# Does Itô's formula define a semimartingale?

We may define a semimartingale as: $$X_{t}=X_{0}+M_{t}+A_{t}$$ Where $$X_0$$ is $$\mathcal{F}_0$$ measurable, $$M$$ is a continuous local martingale $$M_0 = 0$$ and $$A$$ is an adapted continuous finite variation process with $$A_0 = 0$$. The Itô's formula reads: $$df(t,X_t) =\frac{\partial f}{\partial t}dt + \frac{\partial f}{\partial X_s}\,dX_t+\frac{1}{2}\frac{\partial^2f}{\partial X_s^2}d[X]_t$$

$$[X]_t$$ is a quadratic variation and hence a finite variation process, is $$\frac{\partial^2f}{\partial x^2}d[X]_t$$ also a finite variation process?

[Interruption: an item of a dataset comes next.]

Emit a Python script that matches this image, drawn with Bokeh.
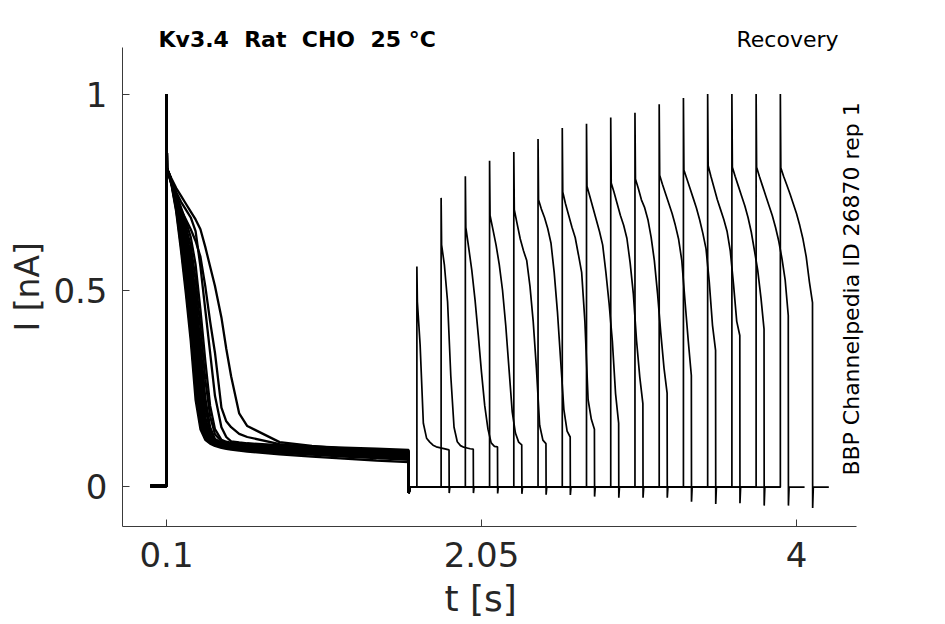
import math
from bokeh.plotting import figure
from bokeh.models import Range1d, FixedTicker, Label, Title
from bokeh.embed import file_html
from bokeh.resources import INLINE

# ---------------- data ----------------
x_ticks = [0.1, 2.05, 4]
x_tick_labels = ["0.1", "2.05", "4"]
y_ticks = [0, 0.5, 1]
y_tick_labels = ["0", "0.5", "1"]

# protocol times [s] and levels [nA]
trace_start = 0.0
pulse1_on = 0.1
pulse1_off = 1.6
pulse1_peak = 1.0
pulse1_off_dip = -0.018
baseline_after = -0.003

# first (inactivating) pulse: time grid and current of the individual sweeps [nA]
t_first = [0.103, 0.13, 0.16, 0.19, 0.22, 0.25, 0.28, 0.31, 0.34, 0.37, 0.40,
           0.44, 0.47, 0.50, 0.55, 0.60, 0.80, 1.00, 1.20, 1.40, 1.599]
first_m01 = [.81, .77, .70, .60, .49, .37, .22, .145, .118, .108, .102, .097, .095, .093, .090, .088, .081, .075, .070, .065, .061]
first_m02 = [.81, .772, .705, .612, .507, .39, .245, .155, .121, .11, .104, .10, .098, .096, .093, .091, .085, .080, .075, .071, .067]
first_m03 = [.81, .775, .71, .625, .525, .41, .27, .165, .125, .112, .105, .101, .10, .099, .097, .095, .089, .085, .081, .078, .075]
first_m04 = [.81, .775, .715, .635, .543, .432, .295, .18, .13, .114, .106, .10, .098, .096, .094, .092, .086, .081, .077, .073, .069]
first_m05 = [.81, .775, .72, .645, .56, .455, .32, .195, .135, .116, .107, .102, .101, .10, .098, .097, .092, .088, .085, .082, .079]
first_m06 = [.81, .778, .722, .655, .578, .478, .348, .215, .142, .118, .109, .104, .102, .101, .098, .096, .090, .085, .080, .076, .072]
first_m07 = [.81, .78, .725, .665, .595, .50, .375, .235, .15, .12, .11, .106, .104, .103, .101, .099, .094, .090, .087, .084, .081]
first_m08 = [.81, .78, .728, .672, .61, .522, .402, .262, .162, .125, .112, .105, .103, .101, .099, .097, .091, .087, .083, .079, .076]
first_m09 = [.81, .78, .73, .68, .625, .545, .43, .29, .175, .13, .114, .108, .106, .105, .103, .101, .096, .092, .089, .086, .083]
first_m10 = [.81, .78, .735, .688, .638, .568, .46, .325, .20, .14, .117, .108, .106, .104, .102, .10, .094, .09, .086, .082, .079]
first_m11 = [.81, .78, .74, .695, .65, .59, .49, .36, .225, .15, .12, .111, .109, .107, .105, .103, .098, .094, .091, .088, .085]
first_m12 = [.81, .78, .742, .702, .662, .612, .528, .405, .272, .178, .132, .114, .111, .108, .106, .104, .099, .095, .092, .089, .087]
first_m13 = [.81, .78, .745, .71, .675, .635, .565, .45, .32, .205, .145, .118, .113, .11, .108, .106, .101, .097, .094, .091, .089]
first_m14 = [.81, .78, .75, .725, .705, .685, .65, .56, .45, .34, .23, .15, .125, .114, .111, .109, .104, .101, .098, .095, .092]
first_b = [.81, .77, .735, .705, .68, .655, .625, .585, .51, .42, .34, .20, .165, .15, .133, .125, .107, .098, .092, .087, .083]
first_a = [.81, .785, .76, .74, .72, .70, .68, .655, .61, .56, .51, .43, .35, .28, .185, .153, .112, .102, .095, .09, .086]
first_sweeps = [first_m01, first_m02, first_m03, first_m04, first_m05, first_m06, first_m07,
                first_m08, first_m09, first_m10, first_m11, first_m12, first_m13, first_m14,
                first_b, first_a]

# second (recovery) pulses
pulse2_starts = [1.65, 1.80, 1.95, 2.10, 2.25, 2.40, 2.55, 2.70,
                 2.85, 3.00, 3.15, 3.30, 3.45, 3.60, 3.75, 3.90]
pulse2_dur = 0.2
pulse2_tail_len = 0.1
pulse2_peaks = [0.56, 0.735, 0.79, 0.83, 0.852, 0.885, 0.913, 0.924,
                0.94, 0.952, 0.974, 0.99, 1.0, 1.0, 1.0, 1.0]
pulse2_tails = [-0.018, -0.018, -0.019, -0.02, -0.022, -0.023, -0.027, -0.03,
                -0.03, -0.03, -0.04, -0.046, -0.044, -0.05, -0.05, -0.056]
t_rel = [0.003, 0.02, 0.04, 0.06, 0.08, 0.10, 0.12, 0.14, 0.16, 0.18, 0.199]
p2_01 = [.47, .36, .16, .122, .112, .104, .10, .098, .096, .094, .092]
p2_02 = [.615, .565, .47, .28, .15, .113, .103, .099, .097, .095, .094]
p2_03 = [.66, .61, .55, .475, .385, .29, .205, .145, .11, .101, .10]
p2_04 = [.69, .656, .615, .565, .50, .41, .30, .19, .135, .112, .105]
p2_05 = [.705, .67, .63, .60, .575, .51, .42, .30, .155, .117, .108]
p2_06 = [.73, .707, .685, .657, .62, .545, .445, .32, .195, .14, .125]
p2_07 = [.75, .72, .69, .66, .634, .59, .545, .42, .22, .17, .145]
p2_08 = [.765, .74, .71, .68, .65, .615, .545, .465, .37, .235, .16]
p2_09 = [.773, .75, .72, .69, .665, .632, .57, .49, .37, .277, .21]
p2_10 = [.783, .76, .73, .71, .68, .635, .575, .49, .39, .30, .237]
p2_11 = [.793, .77, .745, .72, .695, .665, .63, .575, .47, .37, .282]
p2_12 = [.806, .785, .76, .735, .71, .68, .645, .605, .52, .41, .346]
p2_13 = [.818, .79, .76, .73, .705, .68, .65, .60, .515, .42, .384]
p2_14 = [.813, .79, .765, .74, .715, .685, .648, .60, .55, .48, .40]
p2_15 = [.813, .79, .765, .74, .715, .69, .66, .625, .58, .525, .435]
p2_16 = [.812, .79, .768, .745, .72, .695, .665, .63, .585, .52, .468]
pulse2_decays = [p2_01, p2_02, p2_03, p2_04, p2_05, p2_06, p2_07, p2_08,
                 p2_09, p2_10, p2_11, p2_12, p2_13, p2_14, p2_15, p2_16]

title_text = "Kv3.4\u00a0 Rat\u00a0 CHO\u00a0 25 °C"
protocol_text = "Recovery"
id_text = "BBP Channelpedia ID 26870 rep 1"
x_label = "t [s]"
y_label = "I [nA]"

# ---------------- build the sweeps ----------------
xs1, ys1 = [], []
for sweep in first_sweeps:
    xs1.append([trace_start, pulse1_on, pulse1_on] + t_first + [pulse1_off, pulse1_off + 0.004])
    ys1.append([0.0, 0.0, pulse1_peak] + sweep + [pulse1_off_dip, baseline_after])

xs2, ys2 = [], []
for s, pk, tail, dec in zip(pulse2_starts, pulse2_peaks, pulse2_tails, pulse2_decays):
    e = s + pulse2_dur
    xs2.append([pulse1_off + 0.004, s, s] + [s + r for r in t_rel] + [e, e + 0.004, e + pulse2_tail_len])
    ys2.append([baseline_after, baseline_after, pk] + dec + [tail, baseline_after, baseline_after])

# ---------------- figure ----------------
# plotting area reaches the top and right edge so the annotations are not clipped;
# the axis lines are limited to the box of the original axes.
FRAME_LEFT, FRAME_W, FRAME_H = 122, 823, 526
px_per_x = 161.54
px_per_y = 392.0
x_lo = 0.1 - (166 - FRAME_LEFT) / px_per_x
y_lo = -(FRAME_H - 485.5) / px_per_y
x_range = Range1d(x_lo, x_lo + FRAME_W / px_per_x)
y_range = Range1d(y_lo, y_lo + FRAME_H / px_per_y)
axis_x_end = 4.371
axis_y_end = 1.1186

p = figure(frame_width=FRAME_W, frame_height=FRAME_H, output_backend="svg", toolbar_location=None,
           x_range=x_range, y_range=y_range,
           min_border_left=FRAME_LEFT, min_border_right=0, min_border_top=0, min_border_bottom=0)
p.title.visible = False
p.outline_line_color = None
p.xgrid.visible = False
p.ygrid.visible = False
p.background_fill_color = "white"
p.border_fill_color = "white"

p.multi_line(xs1, ys1, line_color="black", line_width=2.3)
p.multi_line(xs2, ys2, line_color="black", line_width=1.7)

FONT = "DejaVu Sans"
AX = "#262626"
for ax in (p.xaxis[0], p.yaxis[0]):
    ax.axis_line_color = "#3a3a3a"
    ax.axis_line_width = 1
    ax.major_tick_line_color = "#3a3a3a"
    ax.major_tick_in = 7
    ax.major_tick_out = 0
    ax.minor_tick_line_color = None
    ax.major_label_text_font = FONT
    ax.major_label_text_font_size = "34px"
    ax.major_label_text_color = AX

p.xaxis.bounds = (x_lo, axis_x_end)
p.yaxis.bounds = (y_lo, axis_y_end)
p.xaxis.ticker = FixedTicker(ticks=x_ticks)
p.xaxis.major_label_overrides = dict(zip(x_ticks, x_tick_labels))
p.yaxis.ticker = FixedTicker(ticks=y_ticks)
p.yaxis.major_label_overrides = dict(zip(y_ticks, y_tick_labels))
p.xaxis.major_label_standoff = 15
p.yaxis.major_label_standoff = 15

# axis titles (side titles, so they can be centred on the axis box, not on the plotting area)
p.add_layout(Title(text=x_label, align="left", offset=322, standoff=12, text_font=FONT,
                   text_font_size="36px", text_font_style="normal", text_color=AX), "below")
p.add_layout(Title(text=y_label, align="left", offset=195, standoff=8, text_font=FONT,
                   text_font_size="33px", text_font_style="normal", text_color=AX), "left")

top_text_y = 1.139
p.add_layout(Label(x=0.0505, y=top_text_y, text=title_text, text_font=FONT, text_font_size="22px",
                   text_font_style="bold", text_color="black", text_align="left",
                   text_baseline="alphabetic"))
p.add_layout(Label(x=4.26, y=top_text_y, text=protocol_text, text_font=FONT, text_font_size="22px",
                   text_color="black", text_align="right", text_baseline="alphabetic"))
p.add_layout(Label(x=4.341, y=0.5026, text=id_text, text_font=FONT, text_font_size="22px",
                   text_color="black", text_align="center", text_baseline="alphabetic",
                   angle=math.pi / 2))

open("out.html", "w").write(file_html(p, INLINE))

• @Calculon I am not sure what you mean. The first ($dt$, which is missing) and last ($d[X]_t$) parts of the formula give finite variation processes, while the $dX_t$ part is a semimartingale. This is the nice thing about semimartingales, they can be integrated, and are stable by composition. Commented Jan 3, 2021 at 11:22

Since $$[X]_t$$ is of finite variation, $$\int f_{xx}(s, X_s)d[X]_s$$ is interpreted in the Lebesgue-Stieltjes sense. This integral itself produces finite variation functions. You can see that by decomposing $$f_{xx}(s, X_s)$$ into positive and negative parts and $$d[X]_s$$ as the difference of two nondecreasing functions.